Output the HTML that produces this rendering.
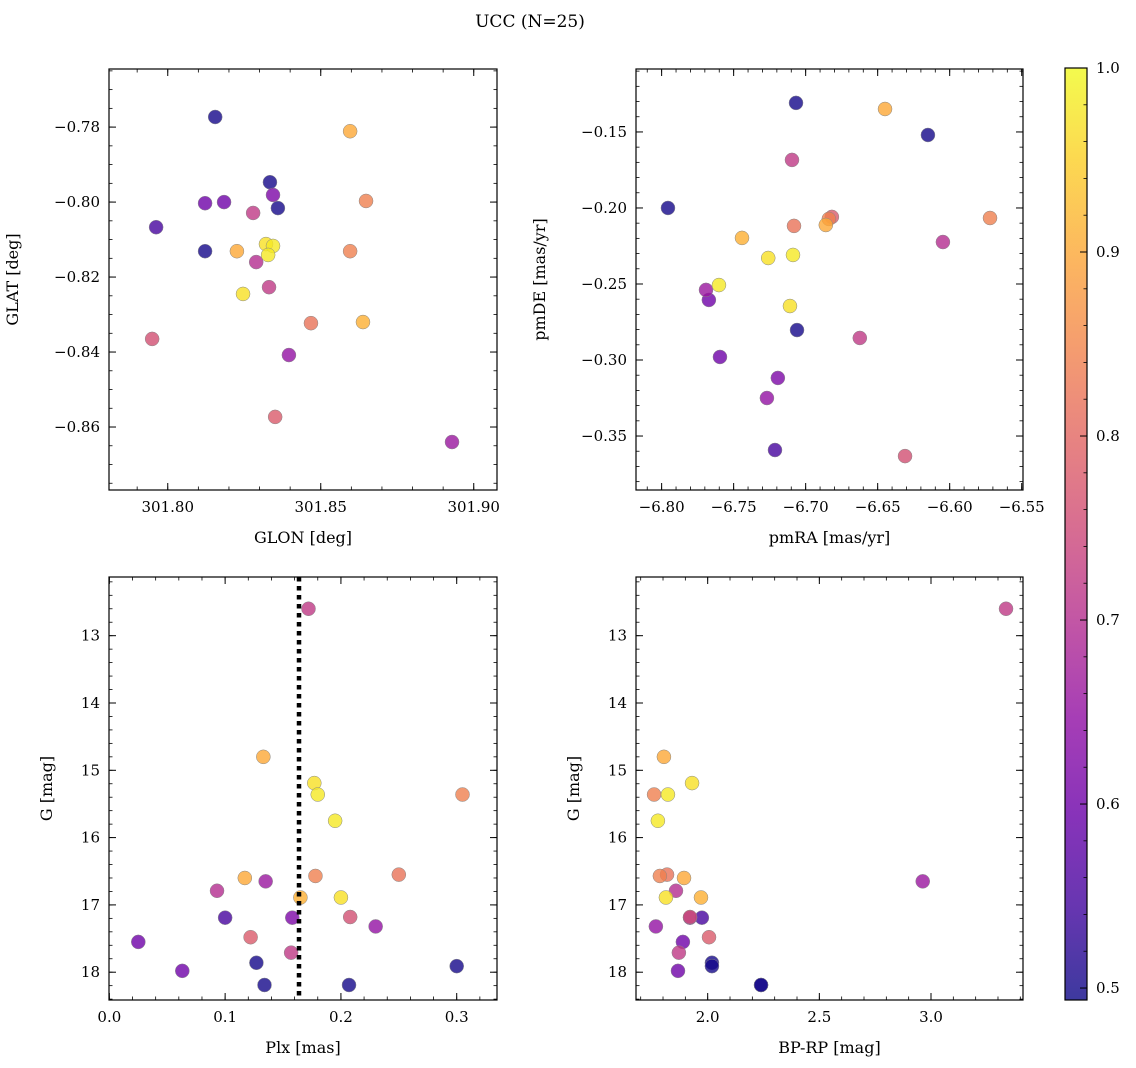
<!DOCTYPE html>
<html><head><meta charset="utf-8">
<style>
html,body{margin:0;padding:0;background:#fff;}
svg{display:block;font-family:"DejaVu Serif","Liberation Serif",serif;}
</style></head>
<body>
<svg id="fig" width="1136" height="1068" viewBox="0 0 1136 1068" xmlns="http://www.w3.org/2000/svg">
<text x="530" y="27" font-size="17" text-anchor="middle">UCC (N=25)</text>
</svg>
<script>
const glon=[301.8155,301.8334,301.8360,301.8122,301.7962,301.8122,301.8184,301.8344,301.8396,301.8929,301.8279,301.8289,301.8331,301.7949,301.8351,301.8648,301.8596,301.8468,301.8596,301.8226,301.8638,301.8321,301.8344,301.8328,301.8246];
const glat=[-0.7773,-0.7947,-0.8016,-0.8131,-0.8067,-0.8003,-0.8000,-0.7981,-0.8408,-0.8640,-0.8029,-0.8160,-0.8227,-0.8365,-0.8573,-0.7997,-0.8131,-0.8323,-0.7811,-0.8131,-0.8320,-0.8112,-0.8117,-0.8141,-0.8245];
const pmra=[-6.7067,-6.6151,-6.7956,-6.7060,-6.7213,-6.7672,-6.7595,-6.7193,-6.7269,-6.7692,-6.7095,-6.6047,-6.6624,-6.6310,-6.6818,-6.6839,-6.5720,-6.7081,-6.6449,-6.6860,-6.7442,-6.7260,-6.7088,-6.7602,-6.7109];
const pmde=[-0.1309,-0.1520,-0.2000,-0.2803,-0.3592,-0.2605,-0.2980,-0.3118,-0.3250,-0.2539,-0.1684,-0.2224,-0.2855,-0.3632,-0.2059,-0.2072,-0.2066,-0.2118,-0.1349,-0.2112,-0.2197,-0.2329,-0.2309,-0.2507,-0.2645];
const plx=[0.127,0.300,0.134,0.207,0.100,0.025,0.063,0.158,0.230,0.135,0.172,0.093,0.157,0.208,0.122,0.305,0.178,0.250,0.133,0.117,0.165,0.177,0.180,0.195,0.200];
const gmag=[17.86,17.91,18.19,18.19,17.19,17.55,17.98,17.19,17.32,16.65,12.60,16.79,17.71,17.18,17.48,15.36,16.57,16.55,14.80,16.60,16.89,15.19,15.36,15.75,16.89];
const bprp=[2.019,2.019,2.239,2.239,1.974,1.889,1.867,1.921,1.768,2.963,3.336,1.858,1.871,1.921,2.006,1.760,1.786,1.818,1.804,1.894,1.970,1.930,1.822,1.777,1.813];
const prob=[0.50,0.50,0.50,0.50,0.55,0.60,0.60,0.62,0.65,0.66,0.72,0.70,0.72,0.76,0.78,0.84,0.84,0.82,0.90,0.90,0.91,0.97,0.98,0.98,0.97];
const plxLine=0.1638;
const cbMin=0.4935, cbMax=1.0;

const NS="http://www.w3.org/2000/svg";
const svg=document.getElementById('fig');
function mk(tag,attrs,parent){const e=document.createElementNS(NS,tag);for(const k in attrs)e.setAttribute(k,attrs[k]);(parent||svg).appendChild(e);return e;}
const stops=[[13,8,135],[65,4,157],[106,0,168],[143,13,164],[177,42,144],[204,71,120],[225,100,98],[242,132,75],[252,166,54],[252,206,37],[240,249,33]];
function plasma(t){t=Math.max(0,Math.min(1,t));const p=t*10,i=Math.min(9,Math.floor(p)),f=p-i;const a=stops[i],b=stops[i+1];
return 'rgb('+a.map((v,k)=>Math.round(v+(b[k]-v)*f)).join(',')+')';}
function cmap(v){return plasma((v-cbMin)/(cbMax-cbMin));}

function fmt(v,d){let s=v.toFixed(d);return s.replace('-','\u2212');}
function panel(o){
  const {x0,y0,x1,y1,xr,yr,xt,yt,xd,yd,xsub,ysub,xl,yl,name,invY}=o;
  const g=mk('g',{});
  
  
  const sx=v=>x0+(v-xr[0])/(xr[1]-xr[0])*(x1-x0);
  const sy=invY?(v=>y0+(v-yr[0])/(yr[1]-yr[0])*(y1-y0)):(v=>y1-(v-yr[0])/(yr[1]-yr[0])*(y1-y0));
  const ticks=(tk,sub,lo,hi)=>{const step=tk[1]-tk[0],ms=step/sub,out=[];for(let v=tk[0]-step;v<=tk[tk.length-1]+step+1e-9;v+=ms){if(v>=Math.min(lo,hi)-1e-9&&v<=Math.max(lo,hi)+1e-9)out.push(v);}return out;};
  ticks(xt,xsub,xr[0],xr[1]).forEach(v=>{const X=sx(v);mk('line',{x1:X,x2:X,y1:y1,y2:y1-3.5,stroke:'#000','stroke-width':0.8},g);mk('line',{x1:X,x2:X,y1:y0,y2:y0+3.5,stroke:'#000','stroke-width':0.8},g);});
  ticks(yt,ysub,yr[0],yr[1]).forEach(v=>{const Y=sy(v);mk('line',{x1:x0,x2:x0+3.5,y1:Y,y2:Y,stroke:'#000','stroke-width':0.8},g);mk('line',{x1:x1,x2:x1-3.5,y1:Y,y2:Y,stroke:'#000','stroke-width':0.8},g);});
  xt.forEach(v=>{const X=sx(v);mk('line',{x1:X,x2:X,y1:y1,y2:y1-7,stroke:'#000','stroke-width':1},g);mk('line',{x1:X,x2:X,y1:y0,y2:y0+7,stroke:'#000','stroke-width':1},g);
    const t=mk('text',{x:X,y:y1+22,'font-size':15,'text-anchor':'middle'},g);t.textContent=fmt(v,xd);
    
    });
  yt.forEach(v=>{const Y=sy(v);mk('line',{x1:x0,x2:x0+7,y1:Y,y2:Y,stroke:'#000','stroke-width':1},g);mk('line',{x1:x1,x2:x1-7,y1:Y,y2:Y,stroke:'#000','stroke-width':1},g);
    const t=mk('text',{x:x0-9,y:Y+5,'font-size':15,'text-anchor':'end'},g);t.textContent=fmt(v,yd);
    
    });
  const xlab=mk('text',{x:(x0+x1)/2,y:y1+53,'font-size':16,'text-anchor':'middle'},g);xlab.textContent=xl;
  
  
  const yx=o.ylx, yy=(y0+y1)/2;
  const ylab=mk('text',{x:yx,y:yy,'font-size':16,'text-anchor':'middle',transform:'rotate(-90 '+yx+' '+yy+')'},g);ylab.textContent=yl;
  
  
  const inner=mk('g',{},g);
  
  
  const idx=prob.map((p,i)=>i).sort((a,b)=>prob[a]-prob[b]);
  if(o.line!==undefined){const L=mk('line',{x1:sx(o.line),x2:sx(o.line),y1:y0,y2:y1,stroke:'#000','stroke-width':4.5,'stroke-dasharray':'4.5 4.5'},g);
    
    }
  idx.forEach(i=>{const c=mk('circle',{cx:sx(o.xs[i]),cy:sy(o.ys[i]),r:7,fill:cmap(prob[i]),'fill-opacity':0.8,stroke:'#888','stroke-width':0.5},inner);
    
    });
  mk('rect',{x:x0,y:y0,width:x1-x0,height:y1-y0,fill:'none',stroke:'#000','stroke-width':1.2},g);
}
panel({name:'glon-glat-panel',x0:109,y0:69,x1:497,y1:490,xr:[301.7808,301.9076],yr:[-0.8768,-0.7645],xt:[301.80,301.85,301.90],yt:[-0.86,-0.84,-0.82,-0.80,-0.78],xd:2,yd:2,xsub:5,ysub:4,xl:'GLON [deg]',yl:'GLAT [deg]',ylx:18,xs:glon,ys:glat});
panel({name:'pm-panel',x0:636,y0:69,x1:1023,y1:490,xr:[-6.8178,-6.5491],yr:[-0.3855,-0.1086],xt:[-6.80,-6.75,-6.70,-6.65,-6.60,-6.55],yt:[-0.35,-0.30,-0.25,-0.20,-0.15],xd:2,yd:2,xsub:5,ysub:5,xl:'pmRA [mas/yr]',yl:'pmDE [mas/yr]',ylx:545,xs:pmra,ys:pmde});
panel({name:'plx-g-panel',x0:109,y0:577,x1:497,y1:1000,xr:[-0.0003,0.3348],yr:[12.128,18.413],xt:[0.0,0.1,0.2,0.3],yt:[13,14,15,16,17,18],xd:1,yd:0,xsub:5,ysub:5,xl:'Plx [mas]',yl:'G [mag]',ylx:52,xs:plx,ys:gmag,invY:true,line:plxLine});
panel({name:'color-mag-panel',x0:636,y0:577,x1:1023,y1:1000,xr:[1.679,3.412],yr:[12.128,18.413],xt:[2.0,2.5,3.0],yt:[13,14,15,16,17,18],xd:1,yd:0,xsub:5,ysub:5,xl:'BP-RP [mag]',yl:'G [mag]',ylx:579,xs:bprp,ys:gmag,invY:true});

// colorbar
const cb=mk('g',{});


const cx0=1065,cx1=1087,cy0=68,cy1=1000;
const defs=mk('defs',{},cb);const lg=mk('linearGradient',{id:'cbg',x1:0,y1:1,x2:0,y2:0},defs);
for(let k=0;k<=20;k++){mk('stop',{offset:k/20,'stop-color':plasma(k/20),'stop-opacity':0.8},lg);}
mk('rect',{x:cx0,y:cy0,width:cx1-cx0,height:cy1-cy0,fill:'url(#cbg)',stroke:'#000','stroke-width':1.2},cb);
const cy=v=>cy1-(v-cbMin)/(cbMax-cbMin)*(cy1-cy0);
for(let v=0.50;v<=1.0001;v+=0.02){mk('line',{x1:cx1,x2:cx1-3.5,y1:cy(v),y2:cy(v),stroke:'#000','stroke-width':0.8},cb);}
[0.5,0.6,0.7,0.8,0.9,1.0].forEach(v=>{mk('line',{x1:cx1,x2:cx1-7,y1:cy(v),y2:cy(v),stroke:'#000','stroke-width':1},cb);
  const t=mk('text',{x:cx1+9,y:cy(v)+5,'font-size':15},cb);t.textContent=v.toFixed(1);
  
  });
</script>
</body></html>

*WRITTEN EXERCISE*
Take the lines from the start of the material to the line with "const cbMin=0.4935, cbMax=1.0;", both included, and transcribe them exactly without the pictures.

*ANSWER IN FULL*
Output the HTML that produces this rendering.
<!DOCTYPE html>
<html><head><meta charset="utf-8">
<style>
html,body{margin:0;padding:0;background:#fff;}
svg{display:block;font-family:"DejaVu Serif","Liberation Serif",serif;}
</style></head>
<body>
<svg id="fig" width="1136" height="1068" viewBox="0 0 1136 1068" xmlns="http://www.w3.org/2000/svg">
<text x="530" y="27" font-size="17" text-anchor="middle">UCC (N=25)</text>
</svg>
<script>
const glon=[301.8155,301.8334,301.8360,301.8122,301.7962,301.8122,301.8184,301.8344,301.8396,301.8929,301.8279,301.8289,301.8331,301.7949,301.8351,301.8648,301.8596,301.8468,301.8596,301.8226,301.8638,301.8321,301.8344,301.8328,301.8246];
const glat=[-0.7773,-0.7947,-0.8016,-0.8131,-0.8067,-0.8003,-0.8000,-0.7981,-0.8408,-0.8640,-0.8029,-0.8160,-0.8227,-0.8365,-0.8573,-0.7997,-0.8131,-0.8323,-0.7811,-0.8131,-0.8320,-0.8112,-0.8117,-0.8141,-0.8245];
const pmra=[-6.7067,-6.6151,-6.7956,-6.7060,-6.7213,-6.7672,-6.7595,-6.7193,-6.7269,-6.7692,-6.7095,-6.6047,-6.6624,-6.6310,-6.6818,-6.6839,-6.5720,-6.7081,-6.6449,-6.6860,-6.7442,-6.7260,-6.7088,-6.7602,-6.7109];
const pmde=[-0.1309,-0.1520,-0.2000,-0.2803,-0.3592,-0.2605,-0.2980,-0.3118,-0.3250,-0.2539,-0.1684,-0.2224,-0.2855,-0.3632,-0.2059,-0.2072,-0.2066,-0.2118,-0.1349,-0.2112,-0.2197,-0.2329,-0.2309,-0.2507,-0.2645];
const plx=[0.127,0.300,0.134,0.207,0.100,0.025,0.063,0.158,0.230,0.135,0.172,0.093,0.157,0.208,0.122,0.305,0.178,0.250,0.133,0.117,0.165,0.177,0.180,0.195,0.200];
const gmag=[17.86,17.91,18.19,18.19,17.19,17.55,17.98,17.19,17.32,16.65,12.60,16.79,17.71,17.18,17.48,15.36,16.57,16.55,14.80,16.60,16.89,15.19,15.36,15.75,16.89];
const bprp=[2.019,2.019,2.239,2.239,1.974,1.889,1.867,1.921,1.768,2.963,3.336,1.858,1.871,1.921,2.006,1.760,1.786,1.818,1.804,1.894,1.970,1.930,1.822,1.777,1.813];
const prob=[0.50,0.50,0.50,0.50,0.55,0.60,0.60,0.62,0.65,0.66,0.72,0.70,0.72,0.76,0.78,0.84,0.84,0.82,0.90,0.90,0.91,0.97,0.98,0.98,0.97];
const plxLine=0.1638;
const cbMin=0.4935, cbMax=1.0;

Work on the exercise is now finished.